Even in version 2, section 13 would appear to require Amazon to hand over a significant amount of code that wouldn't have benefited the MongoDB community - the greatest beneficiaries would be other large cloud providers. Again, the easy way to go from the rationale to the license terms is to assume that most vendors will find the terms overly onerous and will pay for an alternative license.

So, what /is/ the intended functionality of the SSPL? Is it intended to increase the amount of free software in the world, or is it intended to support the business model of the authors?

Elastic promises "open"—delivers proprietary

Posted Jan 28, 2021 3:58 UTC (Thu) by kemitchell (subscriber, #124442) [Link]

I don't doubt the honesty of your reading at all. I do worry about standards. We may be more familiar with seeing "Corresponding Source" in GPLv3 or "derivative work" in a bunch of licenses. But when someone comes to me for legal advice about what, exactly, they have to release, I've rarely got a 100% answer. Usually we can find some approach that works, mixing good faith, a willingness to communicate, and a little conservatism (in favor of release). But line drawing can be hard even under licenses that took pains to make it easier, like MPLv2. Implementation-wise, our best tools look a lot more like SSPL, which used industry terms for what has to be shared, rather than more copyright law esoterica.

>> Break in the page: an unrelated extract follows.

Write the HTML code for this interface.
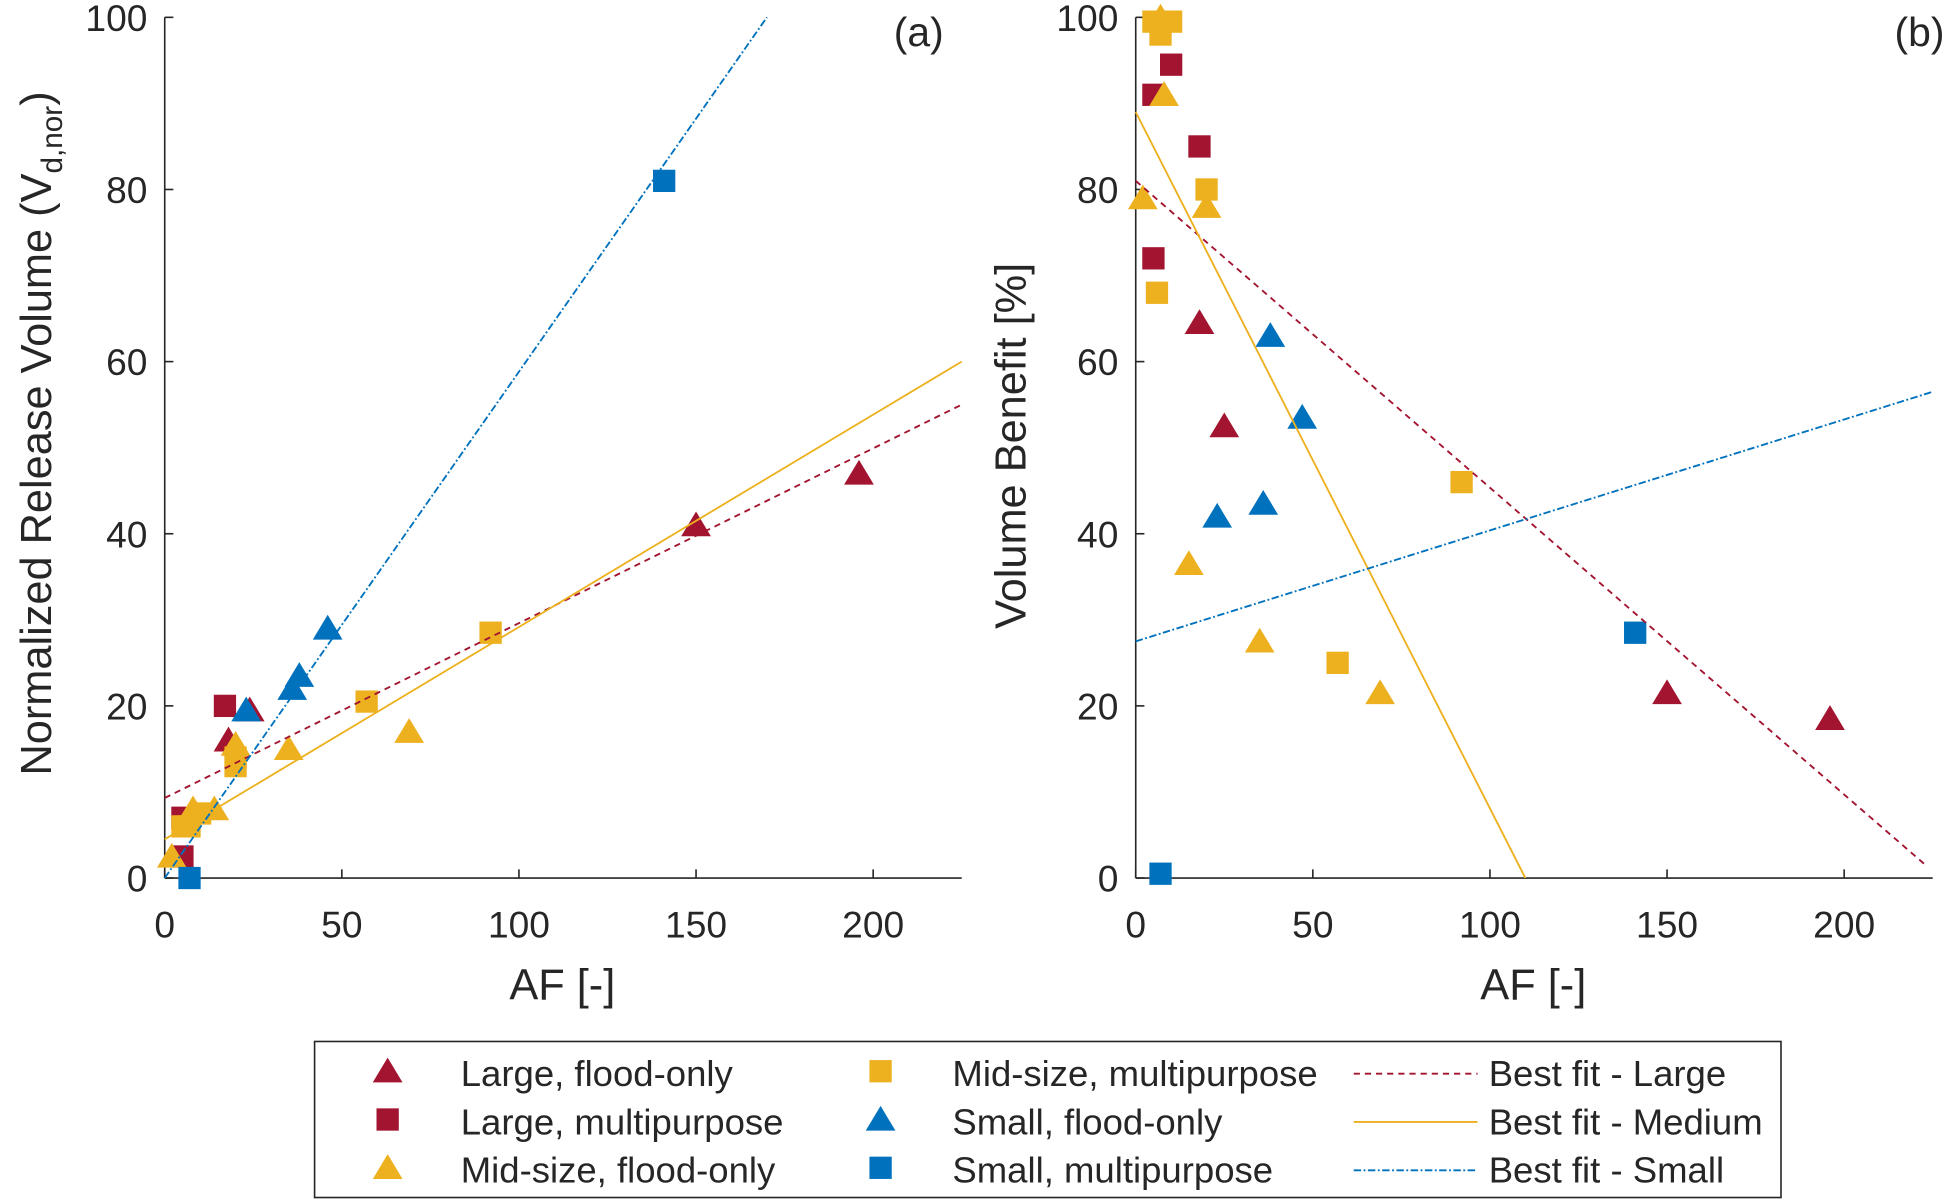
<!DOCTYPE html>
<html><head><meta charset="utf-8"><style>
html,body{margin:0;padding:0;background:#fff}
svg{display:block}
text{font-family:"Liberation Sans",Arial,sans-serif;fill:#262626}
</style></head><body>
<svg id="fig" width="1942" height="1200" viewBox="0 0 1568 969" preserveAspectRatio="none" xmlns="http://www.w3.org/2000/svg">
<g id="pa"></g>
<g id="pb"></g>
<g id="leg"></g>
</svg>
<script>
const seriesNames = ["Large, flood-only","Large, multipurpose","Mid-size, flood-only","Mid-size, multipurpose","Small, flood-only","Small, multipurpose"];
const seriesColors = ["#A2142F","#A2142F","#EDB120","#EDB120","#0072BD","#0072BD"];
const seriesShapes = ["tri","sq","tri","sq","tri","sq"];
const xTicks = [0,50,100,150,200];
const yTicks = [0,20,40,60,80,100];
// Panel (a): AF values and normalized release volume
const aLargeFloodAF = [150,196,24,18];
const aLargeFloodV = [41,47,19.5,16];
const aLargeMultiAF = [17,5,5];
const aLargeMultiV = [20,7,2.5];
const aMidFloodAF = [69,35,20,14,2,8];
const aMidFloodV = [17,15,15.5,8,2.5,8];
const aMidMultiAF = [92,57,20,20,10,7,5];
const aMidMultiV = [28.5,20.5,13,14,7.5,6,6];
const aSmallFloodAF = [46,38,36,23];
const aSmallFloodV = [29,23.5,22,19.5];
const aSmallMultiAF = [141,7];
const aSmallMultiV = [81,0];
// Panel (b): AF values and volume benefit
const bLargeFloodAF = [150,196,25,18];
const bLargeFloodB = [21.5,18.5,52.5,64.5];
const bLargeMultiAF = [10,18,5,5];
const bLargeMultiB = [94.5,85,72,91];
const bMidFloodAF = [2,20,8,15,35,69,7];
const bMidFloodB = [79,78,91,36.5,27.5,21.5,100];
const bMidMultiAF = [92,57,6,20,7,10,5];
const bMidMultiB = [46,25,68,80,98,99.5,99.5];
const bSmallFloodAF = [38,47,23,36];
const bSmallFloodB = [63,53.5,42,43.5];
const bSmallMultiAF = [141,7];
const bSmallMultiB = [28.5,0.5];
// fit lines: [x0,y0,x1,y1]
const aFitLarge = [0,9.3,225,55];
const aFitMedium = [0,4.5,225,60];
const aFitSmall = [0,0,170,100];
const bFitLarge = [0,81,223,1.5];
const bFitMedium = [0,89,110,0];
const bFitSmall = [0,27.5,225,56.5];

const NS="http://www.w3.org/2000/svg";
function mk(tag,attrs,parent){const e=document.createElementNS(NS,tag);for(const k in attrs)e.setAttribute(k,attrs[k]);parent.appendChild(e);return e;}
const dashes={large:"5,4",medium:"",small:"6,2,1.5,2"};
const fitColors={large:"#A2142F",medium:"#EDB120",small:"#0072BD"};

function marker(shape,color,cx,cy,parent){
  let e;
  if(shape==="tri"){e=mk("polygon",{points:`${cx},${cy-11} ${cx-12},${cy+9} ${cx+12},${cy+9}`,fill:color},parent);}
  else{e=mk("rect",{x:cx-9,y:cy-9,width:18,height:18,fill:color},parent);}
  return e;
}

function panel(g,x0px,label,ylabel,series,fits,labx){
  const xs=v=>x0px+v*2.86, ys=v=>709-v*6.95;
  mk("line",{x1:x0px,y1:709,x2:x0px+225*2.86,y2:709,stroke:"#262626","stroke-width":1.3},g);
  mk("line",{x1:x0px,y1:709,x2:x0px,y2:14,stroke:"#262626","stroke-width":1.3},g);
  xTicks.forEach(t=>{
    const tk=mk("line",{x1:xs(t),y1:709,x2:xs(t),y2:702,stroke:"#262626","stroke-width":1.3},g);
    
    
    const tl=mk("text",{x:xs(t),y:757,"font-size":30,"text-anchor":"middle"},g);tl.textContent=t;
    
    
  });
  yTicks.forEach(t=>{
    const tk=mk("line",{x1:x0px,y1:ys(t),x2:x0px+7,y2:ys(t),stroke:"#262626","stroke-width":1.3},g);
    
    
    const tl=mk("text",{x:x0px-14,y:ys(t)+11,"font-size":30,"text-anchor":"end"},g);tl.textContent=t;
    
    
  });
  series.forEach((s,i)=>{
    s[0].forEach((xv,j)=>{
      const m=marker(seriesShapes[i],seriesColors[i],xs(xv),ys(s[1][j]),g);
      
      
    });
  });
  fits.forEach(f=>{
    const a=mk("line",{x1:xs(f[0][0]),y1:ys(f[0][1]),x2:xs(f[0][2]),y2:ys(f[0][3]),stroke:fitColors[f[1]],"stroke-width":1.5,"stroke-dasharray":dashes[f[1]]},g);
    
    
  });
  const pl=mk("text",{x:labx,y:37,"font-size":33,"text-anchor":"end",fill:"#000"},g);pl.textContent=label;
  
  
  const xl=mk("text",{x:x0px+321,y:807,"font-size":35,"text-anchor":"middle"},g);xl.textContent="AF [-]";
  
  
  const yl=mk("text",{x:0,y:0,"font-size":35,"text-anchor":"middle",transform:ylabel[1]},g);
  
  
  yl.innerHTML=ylabel[0];
}
panel(document.getElementById("pa"),133,"(a)",
 ['Normalized Release Volume (V<tspan font-size="24" dy="9">d,nor</tspan><tspan dy="-9">)</tspan>',"translate(41,350) rotate(-90)"],
 [[aLargeFloodAF,aLargeFloodV],[aLargeMultiAF,aLargeMultiV],[aMidFloodAF,aMidFloodV],[aMidMultiAF,aMidMultiV],[aSmallFloodAF,aSmallFloodV],[aSmallMultiAF,aSmallMultiV]],
 [[aFitLarge,"large"],[aFitMedium,"medium"],[aFitSmall,"small"]],762);
panel(document.getElementById("pb"),917,"(b)",
 ["Volume Benefit [%]","translate(828,360) rotate(-90)"],
 [[bLargeFloodAF,bLargeFloodB],[bLargeMultiAF,bLargeMultiB],[bMidFloodAF,bMidFloodB],[bMidMultiAF,bMidMultiB],[bSmallFloodAF,bSmallFloodB],[bSmallMultiAF,bSmallMultiB]],
 [[bFitLarge,"large"],[bFitMedium,"medium"],[bFitSmall,"small"]],1570);

const leg=document.getElementById("leg");
mk("rect",{x:254,y:841,width:1184,height:126,fill:"#fff",stroke:"#262626","stroke-width":1.3},leg);
const rowsY=[867,906,945];
seriesNames.forEach((n,i)=>{
  const col=Math.floor(i/3), r=i%3;
  const mx=col?711:313;
  const m=marker(seriesShapes[i],seriesColors[i],mx,rowsY[r]-2,leg);
  
  
  const t=mk("text",{x:col?769:372,y:rowsY[r]+10,"font-size":29.5,fill:"#000"},leg);t.textContent=n;
  
  
});
[["Best fit - Large","large"],["Best fit - Medium","medium"],["Best fit - Small","small"]].forEach((f,r)=>{
  const l=mk("line",{x1:1093,y1:rowsY[r],x2:1193,y2:rowsY[r],stroke:fitColors[f[1]],"stroke-width":1.5,"stroke-dasharray":dashes[f[1]]},leg);
  
  
  const t=mk("text",{x:1202,y:rowsY[r]+10,"font-size":29.5,fill:"#000"},leg);t.textContent=f[0];
  
  
});
</script>
</body></html>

I also see—not speaking of your comments here—a willingness to hide behind the "impracticality" of compliance. In my mind, the fact there isn't a world-famous, pure-open-source cloud provider yet isn't SSPL's problem. It's a movement problem, and something we ought to be agitating for. Neither is it relevant that a particular cloud vendor won't share such-and-such code. That's taking the proprietary part of their business model as granted, instead of a call for advocacy. To my mind, the whole concern is whether a developer or company fully willing to share their work as required can feel confident in compliance. The readings that involve SSPL'ing all the firmware blobs for your rack server strike me as motivated stretches to failure.

I was glad to see that quote from Mongo's submission statement again. It's important. SSPL wasn't Commons Clause. It was an attempt to get some of the effect of Commons Clause by using the if-then of copyleft, and conceding the maybe-someone-will of copyleft, rather than the hard "no" so common in proprietary licensing.

I'm guessing that sounds like a big admission. I do suspect the primary motivation for SSPL was just what they said: defense against Amazon. But if the people involved didn't gain meaning in work from broader movement principles, I don't think they would have tried to address their goal under open source limitations. It's so much easier to draft and administer a flat restriction, as in Commons Clause. And Mongo had a ton more leverage than the startups who announced Commons Clause to do it.

In short, I don't think the motivation question is either-or. It should be both-and. The hope for free software in business was that advancing "freedom" could also be good for business. And in fact we've repeatedly seen commercial firms carrying the torch of the latest, strongest copyleft license. MySQL and Sleepycat in the early days. MongoDB for AGPL, which was actually written for Affero, another company. There have been some activists licenses that really only activists used, and some upstart company licenses that really only the companies themselves used. But the heydays, as I see them, were all periods when activists and upstart companies backed each other up. The coalition on the permissive side—anti-IP activists and companies who like free stuff—hasn't wavered. Plenty of permissive licenses have been drafted by corporate lawyers with no thought to end-user service or software-freedom ideology.

A small nit on dual licensing: Mongo continues to tell folks that SSPL doesn't require sharing applications that use Mongo for a database. Just offerings that provide Mongo as a service. They did the same for AGPL before that. It's analogous to the user-space exception to GPLv2 from the kernel. I don't know the terms of deals they've done with cloud providers. But looking at their application-developer offerings, it's all hosting and open core. I don't think they'd call themselves a dual licensing company.

I've really appreciated your messages. Thanks.